↓↓↓
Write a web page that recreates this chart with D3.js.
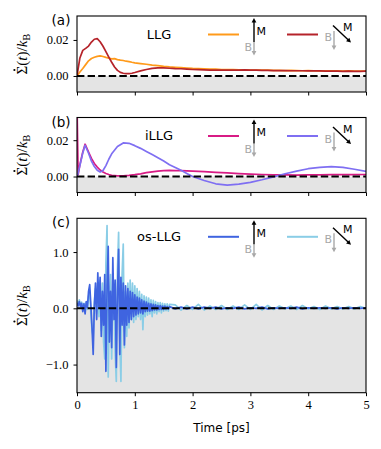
<!DOCTYPE html>
<meta charset="utf-8">
<style>
body { margin: 0; background: #fff; }
svg { display: block; }
.tick text { font-family: "Liberation Serif", serif; font-size: 12.5px; fill: #000; }
.tick line, .domain { stroke: #000; }
.sans { font-family: "DejaVu Sans", sans-serif; }
</style>
<svg width="381" height="449"></svg>
<script src="https://d3js.org/d3.v7.min.js"></script>
<script>

// panel (a): LLG
var timeA = [0, 0.05, 0.1, 0.15, 0.2, 0.25, 0.3, 0.35, 0.4, 0.45, 0.5, 0.55, 0.6, 0.65, 0.7, 0.75, 0.8, 0.85, 0.9, 0.95, 1.0,
  1.1, 1.2, 1.3, 1.4, 1.5, 1.6, 1.7, 1.8, 1.9, 2.0, 2.1, 2.2, 2.3, 2.4, 2.5, 2.6, 2.7, 2.8, 2.9, 3.0,
  3.1, 3.2, 3.3, 3.4, 3.5, 3.6, 3.7, 3.8, 3.9, 4.0, 4.1, 4.2, 4.3, 4.4, 4.5, 4.6, 4.7, 4.8, 4.9, 5.0];
var llgUp = [0.0, 0.0022, 0.0042, 0.0063, 0.0084, 0.0097, 0.0104, 0.0109, 0.0112, 0.0108, 0.0103, 0.0099, 0.0095, 0.0096, 0.0091, 0.0088, 0.0086, 0.0082, 0.0080, 0.0076, 0.0073,
  0.0069, 0.0065, 0.0060, 0.0057, 0.0053, 0.0050, 0.0048, 0.0046, 0.0044, 0.0042, 0.0041, 0.0040, 0.0038, 0.0038, 0.0036, 0.0036, 0.0035, 0.0034, 0.0034, 0.0033,
  0.0033, 0.0032, 0.0032, 0.0031, 0.0031, 0.0030, 0.0031, 0.0030, 0.0029, 0.0030, 0.0029, 0.0028, 0.0029, 0.0028, 0.0028, 0.0027, 0.0028, 0.0027, 0.0027, 0.0027];
var llgTilt = [0.0, 0.0100, 0.0142, 0.0153, 0.0166, 0.0188, 0.0204, 0.0207, 0.0190, 0.0165, 0.0135, 0.0105, 0.0076, 0.0050, 0.0031, 0.0020, 0.0015, 0.0013, 0.0013, 0.0015, 0.0019,
  0.0028, 0.0036, 0.0042, 0.0045, 0.0045, 0.0043, 0.0041, 0.0040, 0.0038, 0.0036, 0.0035, 0.0034, 0.0033, 0.0033, 0.0032, 0.0033, 0.0032, 0.0033, 0.0034, 0.0033,
  0.0032, 0.0031, 0.0031, 0.0030, 0.0030, 0.0030, 0.0029, 0.0029, 0.0029, 0.0028, 0.0028, 0.0028, 0.0027, 0.0027, 0.0027, 0.0026, 0.0027, 0.0026, 0.0026, 0.0027];

// panel (b): iLLG
var timeB = [0, 0.02, 0.05, 0.1, 0.14, 0.2, 0.25, 0.3, 0.35, 0.4, 0.45, 0.5, 0.55, 0.6, 0.7, 0.8, 0.9, 1.0,
  1.1, 1.2, 1.3, 1.4, 1.5, 1.6, 1.7, 1.8, 1.9, 2.0, 2.2, 2.4, 2.6, 2.8, 3.0, 3.2, 3.4, 3.6, 3.8, 4.0, 4.2, 4.4, 4.6, 4.8, 5.0];
var illgUp = [0.040, 0.001, 0.0065, 0.0135, 0.0178, 0.0135, 0.0100, 0.0072, 0.0052, 0.0036, 0.0025, 0.0017, 0.0011, 0.0007, 0.0004, 0.0004, 0.0006, 0.0010,
  0.0015, 0.0021, 0.0026, 0.0030, 0.0032, 0.0034, 0.0033, 0.0032, 0.0031, 0.0030, 0.0027, 0.0023, 0.0020, 0.0016, 0.0013, 0.0011, 0.0009, 0.0009, 0.0008, 0.0009, 0.0009, 0.0010, 0.0010, 0.0010, 0.0011];
var illgTilt = [0.0, 0.002, 0.006, 0.013, 0.0172, 0.0128, 0.0085, 0.0055, 0.0035, 0.0025, 0.0033, 0.0060, 0.0095, 0.0125, 0.0165, 0.0185, 0.0183, 0.0170,
  0.0155, 0.0138, 0.0121, 0.0103, 0.0085, 0.0065, 0.0050, 0.0034, 0.0017, 0.0000, -0.0022, -0.0040, -0.0047, -0.0042, -0.0032, -0.0018, -0.0002, 0.0015, 0.0030, 0.0043, 0.0050, 0.0055, 0.0050, 0.0040, 0.0028];

// panel (c): os-LLG
var timeC = [0, 0.02, 0.04, 0.06, 0.08, 0.1, 0.12, 0.14, 0.16, 0.18,
  0.2, 0.22, 0.24, 0.26, 0.28, 0.3, 0.32, 0.34, 0.36, 0.38,
  0.4, 0.42, 0.44, 0.46, 0.48, 0.5, 0.52, 0.54, 0.56, 0.58,
  0.6, 0.62, 0.64, 0.66, 0.68, 0.7, 0.72, 0.74, 0.76, 0.78,
  0.8, 0.82, 0.84, 0.86, 0.88, 0.9, 0.92, 0.94, 0.96, 0.98,
  1.0, 1.02, 1.04, 1.06, 1.08, 1.1, 1.12, 1.14, 1.16, 1.18,
  1.2, 1.22, 1.24, 1.26, 1.28, 1.3, 1.32, 1.34, 1.36, 1.38,
  1.4, 1.42, 1.44, 1.46, 1.48, 1.5, 1.52, 1.54, 1.56, 1.58, 1.6,
  1.7, 1.8, 1.9, 2.0, 2.1, 2.2, 2.3, 2.4, 2.5, 2.6,
  2.7, 2.8, 2.9, 3.0, 3.1, 3.2, 3.3, 3.4, 3.5, 3.6,
  3.7, 3.8, 3.9, 4.0, 4.1, 4.2, 4.3, 4.4, 4.5, 4.6,
  4.7, 4.8, 4.9, 5.0];
var osUp = [0.10, 0.04, 0.12, 0.03, 0.09, -0.06, 0.08, -0.10, 0.12, 0.02,
  0.30, 0.42, 0.05, -0.35, -0.82, 0.05, 0.45, -0.20, 0.63, 0.00,
  0.55, -0.50, 0.30, -0.30, 0.60, -1.12, 0.40, 1.10, -0.60, 0.30,
  -0.70, 0.90, -0.20, 0.50, -1.05, 0.30, 1.05, -0.82, 0.55, -0.30,
  0.45, -0.65, 0.40, -0.30, 0.35, -0.25, 0.30, -0.20, 0.28, -0.15,
  0.24, -0.12, 0.20, -0.10, 0.18, -0.08, 0.15, -0.10, 0.13, -0.06,
  0.11, -0.05, 0.09, -0.05, 0.08, -0.04, 0.07, -0.03, 0.06, -0.03,
  0.05, -0.02, 0.05, -0.02, 0.04, -0.02, 0.04, -0.01, 0.03, -0.01, 0.03,
  -0.01, 0.02, -0.01, 0.02, -0.01, 0.02, 0.00, 0.02, -0.01, 0.01,
  0.00, 0.02, -0.01, 0.01, 0.00, 0.02, -0.01, 0.01, 0.00, 0.01,
  0.00, 0.02, -0.01, 0.01, 0.00, 0.01, 0.00, 0.01, -0.01, 0.01,
  0.00, 0.01, 0.00, 0.01];
var osTilt = [0.14, 0.06, 0.15, 0.04, 0.11, 0.00, 0.09, -0.04, 0.10, -0.02,
  0.22, 0.30, -0.10, -0.40, -0.50, 0.10, 0.35, -0.10, 0.45, -0.15,
  0.50, -0.40, 0.45, -0.60, -0.90, 0.80, 1.47, -1.22, 0.20, 0.60,
  -0.90, 0.50, 0.20, -0.80, -1.30, 0.70, 1.35, -0.60, -1.30, 0.60,
  1.14, -0.70, 0.30, -0.50, 0.45, -0.35, 0.50, -0.20, 0.45, -0.25,
  0.40, -0.20, 0.35, -0.15, 0.30, -0.20, 0.25, -0.38, 0.22, -0.15,
  0.20, -0.12, 0.18, -0.10, 0.15, -0.15, 0.14, -0.08, 0.12, -0.10,
  0.10, -0.06, 0.10, -0.08, 0.09, -0.05, 0.08, -0.04, 0.08, -0.05, 0.07,
  0.06, -0.03, 0.05, -0.02, 0.07, -0.03, 0.04, -0.02, 0.05, -0.02,
  0.04, -0.02, 0.06, -0.02, 0.07, -0.03, 0.05, -0.02, 0.04, -0.01,
  0.04, -0.02, 0.05, -0.01, 0.03, -0.02, 0.04, -0.01, 0.03, -0.01,
  0.03, -0.01, 0.03, 0.00];

var xTicks = [0, 1, 2, 3, 4, 5];
var yTicksSmall = [0, 0.02];
var yTicksBig = [-1.0, 0.0, 1.0];

var svg = d3.select("svg"),
    left = 77, right = 366;

var x = d3.scaleLinear().domain([0, 5]).range([left, right]);

var panels = [
  {tag: "(a)", name: "LLG", top: 16, bottom: 92, domain: [-0.0089, 0.0333], ticks: yTicksSmall, fmt: d3.format(".2f"),
   time: timeA, series: [{v: llgUp, c: "#ff9a1a"}, {v: llgTilt, c: "#b5232a"}], order: [0, 1]},
  {tag: "(b)", name: "iLLG", top: 117.5, bottom: 192.5, domain: [-0.0088, 0.0325], ticks: yTicksSmall, fmt: d3.format(".2f"),
   time: timeB, series: [{v: illgUp, c: "#d81b85"}, {v: illgTilt, c: "#7f6ff2"}], order: [0, 1]},
  {tag: "(c)", name: "os-LLG", top: 218.3, bottom: 392.7, domain: [-1.5, 1.6], ticks: yTicksBig, fmt: d3.format(".1f"),
   time: timeC, series: [{v: osUp, c: "#3f64e0"}, {v: osTilt, c: "#8acde6"}], order: [1, 0]}
];

var grey = "#a8a8a8";

function arrow(g, x1, y1, x2, y2, color) {
  var a = Math.atan2(y2 - y1, x2 - x1), h = 4.5, w = 2.4;
  g.append("line").attr("x1", x1).attr("y1", y1)
      .attr("x2", x2 - Math.cos(a) * h * 0.8).attr("y2", y2 - Math.sin(a) * h * 0.8)
      .attr("stroke", color).attr("stroke-width", 1.4);
  var bx = x2 - Math.cos(a) * h, by = y2 - Math.sin(a) * h;
  g.append("path")
      .attr("d", "M" + x2 + "," + y2 +
        "L" + (bx - Math.sin(a) * w) + "," + (by + Math.cos(a) * w) +
        "L" + (bx + Math.sin(a) * w) + "," + (by - Math.cos(a) * w) + "Z")
      .attr("fill", color);
}

panels.forEach(function(p, i) {
  var y = d3.scaleLinear().domain(p.domain).range([p.bottom, p.top]);
  var g = svg.append("g");

  g.append("clipPath").attr("id", "clip" + i)
    .append("rect").attr("x", left).attr("y", p.top)
      .attr("width", right - left).attr("height", p.bottom - p.top);

  // shaded negative region
  g.append("rect")
      .attr("x", left).attr("y", y(0))
      .attr("width", right - left).attr("height", p.bottom - y(0))
      .attr("fill", "#e4e4e4");

  var line = d3.line()
      .x(function(d, j) { return x(p.time[j]); })
      .y(function(d) { return y(d); });

  var lines = g.append("g").attr("clip-path", "url(#clip" + i + ")");
  p.order.forEach(function(k) {
    lines.append("path")
        .attr("d", line(p.series[k].v))
        .attr("fill", "none")
        .attr("stroke", p.series[k].c)
        .attr("stroke-width", 1.7)
        .attr("stroke-linejoin", "round");
  });

  g.append("line")
      .attr("x1", left).attr("x2", right)
      .attr("y1", y(0)).attr("y2", y(0))
      .attr("stroke", "#000").attr("stroke-width", 2)
      .attr("stroke-dasharray", "7.4,3.2");

  // frame
  g.append("rect")
      .attr("x", left).attr("y", p.top)
      .attr("width", right - left).attr("height", p.bottom - p.top)
      .attr("fill", "none").attr("stroke", "#000").attr("stroke-width", 1.1);

  var yAxis = g.append("g")
      .attr("transform", "translate(" + left + ",0)")
      .call(d3.axisLeft(y).tickValues(p.ticks).tickFormat(p.fmt).tickSize(3.5).tickPadding(5));
  yAxis.select(".domain").remove();

  var xAxis = g.append("g")
      .attr("transform", "translate(0," + p.bottom + ")")
      .call(d3.axisBottom(x).tickValues(xTicks).tickSize(3.5).tickPadding(4)
        .tickFormat(i === 2 ? d3.format("d") : function() { return ""; }));
  xAxis.select(".domain").remove();

  g.append("text").attr("class", "sans")
      .attr("x", 61).attr("y", p.top + 9)
      .attr("text-anchor", "middle")
      .attr("font-size", 13.5)
      .text(p.tag);

  // y label, with a dot drawn over the sigma
  var cy = (p.top + p.bottom) / 2;
  var lg0 = g.append("g").attr("transform", "translate(27," + cy + ") rotate(-90)");
  var lab = lg0.append("text")
      .attr("text-anchor", "middle")
      .attr("font-family", "Liberation Serif, serif")
      .attr("font-size", 15);
  lab.append("tspan").text("\u03A3");
  lab.append("tspan").text("(");
  lab.append("tspan").attr("font-style", "italic").text("t");
  lab.append("tspan").text(")/");
  lab.append("tspan").attr("font-style", "italic").text("k");
  lab.append("tspan").attr("font-size", 10.5).attr("dy", 3).text("B");
  var total = lab.node().getComputedTextLength(),
      sw = lab.node().getSubStringLength(0, 1);
  lg0.append("circle")
      .attr("cx", -total / 2 + sw / 2).attr("cy", -12.6)
      .attr("r", 1.1).attr("fill", "#000");

  // legend
  var t = p.top;
  g.append("text").attr("class", "sans")
      .attr("x", 159).attr("y", t + 22.5)
      .attr("text-anchor", "middle").attr("font-size", 13)
      .text(p.name);
  g.append("line").attr("x1", 208).attr("x2", 239).attr("y1", t + 18.5).attr("y2", t + 18.5)
      .attr("stroke", p.series[0].c).attr("stroke-width", 2);
  g.append("line").attr("x1", 287).attr("x2", 318).attr("y1", t + 18.5).attr("y2", t + 18.5)
      .attr("stroke", p.series[1].c).attr("stroke-width", 2);

  var lg = g.append("g");
  arrow(lg, 254, t + 26, 254, t + 39.5, grey);
  arrow(lg, 254, t + 26, 254, t + 2, "#000");
  lg.append("text").attr("class", "sans").attr("x", 256.5).attr("y", t + 18.5)
      .attr("font-size", 11).text("M");
  lg.append("text").attr("class", "sans").attr("x", 244.5).attr("y", t + 35)
      .attr("font-size", 11).attr("fill", grey).text("B");

  arrow(lg, 334, t + 15, 334, t + 34, grey);
  arrow(lg, 333, t + 9.5, 351, t + 26.5, "#000");
  lg.append("text").attr("class", "sans").attr("x", 343).attr("y", t + 15)
      .attr("font-size", 11).text("M");
  lg.append("text").attr("class", "sans").attr("x", 324.5).attr("y", t + 25)
      .attr("font-size", 11).attr("fill", grey).text("B");
});

svg.append("text").attr("class", "sans")
    .attr("x", (left + right) / 2).attr("y", 432)
    .attr("text-anchor", "middle").attr("font-size", 12)
    .text("Time [ps]");

</script>
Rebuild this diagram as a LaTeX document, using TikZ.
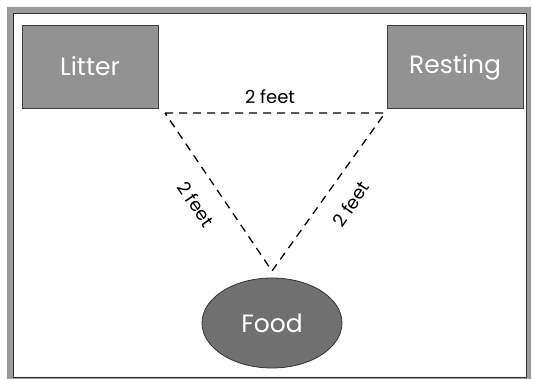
\documentclass[tikz,border=0pt]{standalone}
\usepackage{fontspec}
\setmainfont{Poppins}
\usetikzlibrary{shapes.geometric}
\definecolor{boxgray}{RGB}{146,146,146}
\definecolor{ovalgray}{RGB}{112,112,112}
\definecolor{framegray}{RGB}{155,155,155}
\tikzset{
  areabox/.style={draw=black!75, line width=0.8pt, fill=boxgray, minimum width=136pt, minimum height=83pt, inner sep=0pt, text=white, font=\fontsize{25}{27}\selectfont},
  oval/.style={ellipse, draw=black!80, line width=0.8pt, fill=ovalgray, minimum width=140pt, minimum height=90pt, inner sep=0pt, text=white, font=\fontsize{25}{27}\selectfont},
  dashline/.style={line width=1.3pt, dash pattern=on 8pt off 6pt},
  lbl/.style={font=\fontsize{18}{20}\selectfont, inner sep=0pt}
}
\begin{document}
\begin{tikzpicture}[x=1pt,y=-1pt]
\useasboundingbox (0,0) rectangle (533,379);
\fill[white] (0,0) rectangle (533,379);
% frame
\fill[framegray, even odd rule] (7,7) rectangle (531,386) (13,13) rectangle (526,377);
\draw[black!80, line width=0.8pt] (13,13) rectangle (526,377);
% nodes
\node[areabox] (litter) at (90,66.5) {Litter};
\node[areabox] (resting) at (455,67) {Resting};
\node[oval] (food) at (272,323) {Food};
% triangle
\coordinate (tl) at (165,113);
\coordinate (tr) at (385,113);
\coordinate (bt) at (272,271);
\draw[dashline] (tl) -- (tr) -- (bt) -- cycle;
\node[lbl] (ltop) at (270,97) {2 feet};
\node[lbl, rotate=-56] (lleft) at (196,204) {2 feet};
\node[lbl, rotate=56] (lright) at (351,204) {2 feet};
\end{tikzpicture}
\end{document}
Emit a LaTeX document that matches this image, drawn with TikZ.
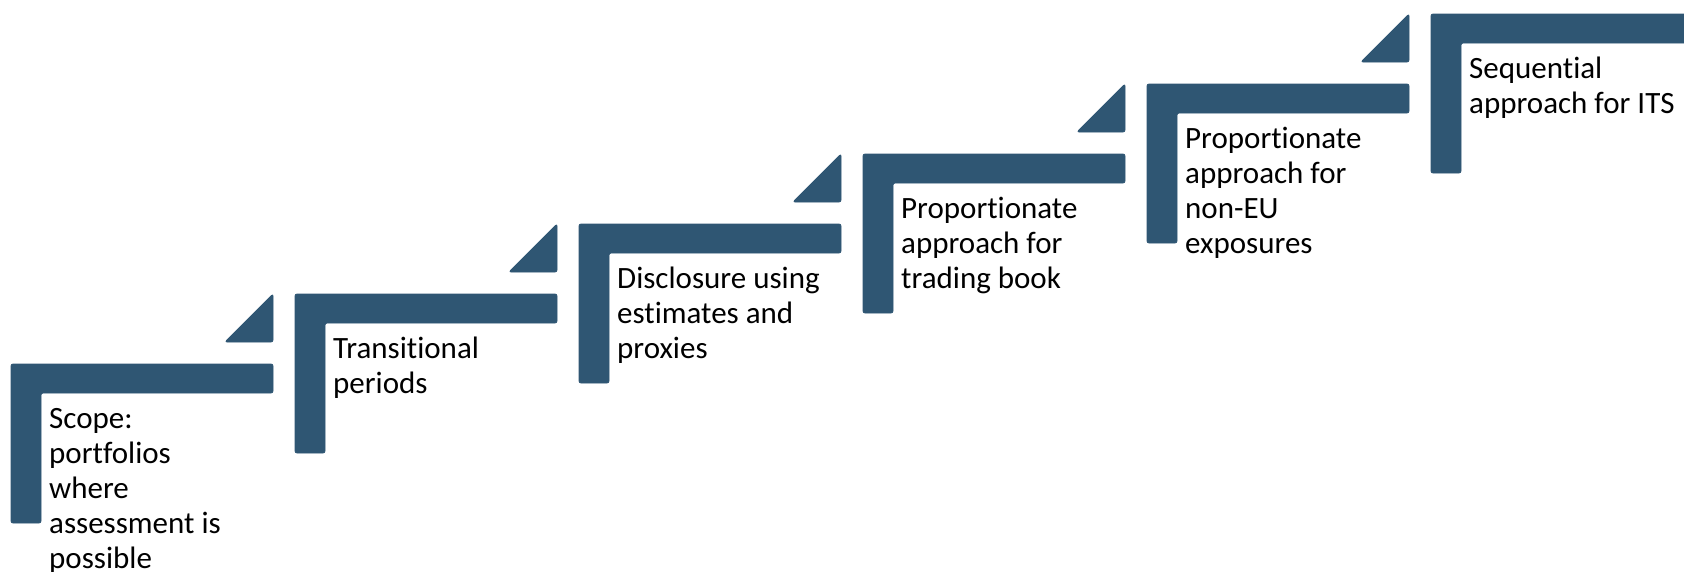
\documentclass[tikz,border=0pt]{standalone}
\usepackage{fontspec}
\setmainfont{Carlito}[Ligatures=NoCommon]
\definecolor{stepblue}{HTML}{2F5673}
\newcommand{\steplines}[1]{\begin{tabular}[t]{@{}l@{}}#1\end{tabular}}
\begin{document}
\begin{tikzpicture}[x=1pt, y=-1pt, line join=round,
	stepshape/.style={fill=stepblue, draw=stepblue, line width=0.8pt, rounded corners=2pt},
	steptext/.style={anchor=base west, inner sep=0pt, font=\fontsize{31}{35}\selectfont}]
	\useasboundingbox (0,0) rectangle (1684,571);
	\foreach \i/\txt in {0/{Scope:\\portfolios\\where\\assessment is\\possible},
		1/{Transitional\\periods},
		2/{Disclosure using\\estimates and\\proxies},
		3/{Proportionate\\approach for\\trading book},
		4/{Proportionate\\approach for\\non-EU\\exposures},
		5/{Sequential\\approach for ITS}}
	{
		\path (11+284*\i, 364-70*\i) coordinate (S\i);
		% the L of each step
		\draw[stepshape] (S\i)++(0,159) -- (S\i) -- ++(262,0) -- ++(0,29) -- ++(-232,0) -- ++(0,130) -- cycle;
		\node[steptext] (t\i) at ([shift={(38,64)}]S\i) {\steplines{\txt}};
	}
	% small wedges above the steps
	\foreach \i in {0,...,4}
	\draw[stepshape] ([shift={(262,-70)}]S\i) -- ++(0,48) -- ++(-48,0) -- cycle;
\end{tikzpicture}
\end{document}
↑↑↑
• **Goal**: Leave the pictures out. Extract exactly the lines running from the one with "Emit a LaTeX" through the last entry, both ends included.

• **Output of the task**:
Emit a LaTeX document that matches this image, drawn with TikZ.
\documentclass[tikz,border=0pt]{standalone}
\usepackage{fontspec}
\setmainfont{Carlito}[Ligatures=NoCommon]
\definecolor{stepblue}{HTML}{2F5673}
\newcommand{\steplines}[1]{\begin{tabular}[t]{@{}l@{}}#1\end{tabular}}
\begin{document}
\begin{tikzpicture}[x=1pt, y=-1pt, line join=round,
	stepshape/.style={fill=stepblue, draw=stepblue, line width=0.8pt, rounded corners=2pt},
	steptext/.style={anchor=base west, inner sep=0pt, font=\fontsize{31}{35}\selectfont}]
	\useasboundingbox (0,0) rectangle (1684,571);
	\foreach \i/\txt in {0/{Scope:\\portfolios\\where\\assessment is\\possible},
		1/{Transitional\\periods},
		2/{Disclosure using\\estimates and\\proxies},
		3/{Proportionate\\approach for\\trading book},
		4/{Proportionate\\approach for\\non-EU\\exposures},
		5/{Sequential\\approach for ITS}}
	{
		\path (11+284*\i, 364-70*\i) coordinate (S\i);
		% the L of each step
		\draw[stepshape] (S\i)++(0,159) -- (S\i) -- ++(262,0) -- ++(0,29) -- ++(-232,0) -- ++(0,130) -- cycle;
		\node[steptext] (t\i) at ([shift={(38,64)}]S\i) {\steplines{\txt}};
	}
	% small wedges above the steps
	\foreach \i in {0,...,4}
	\draw[stepshape] ([shift={(262,-70)}]S\i) -- ++(0,48) -- ++(-48,0) -- cycle;
\end{tikzpicture}
\end{document}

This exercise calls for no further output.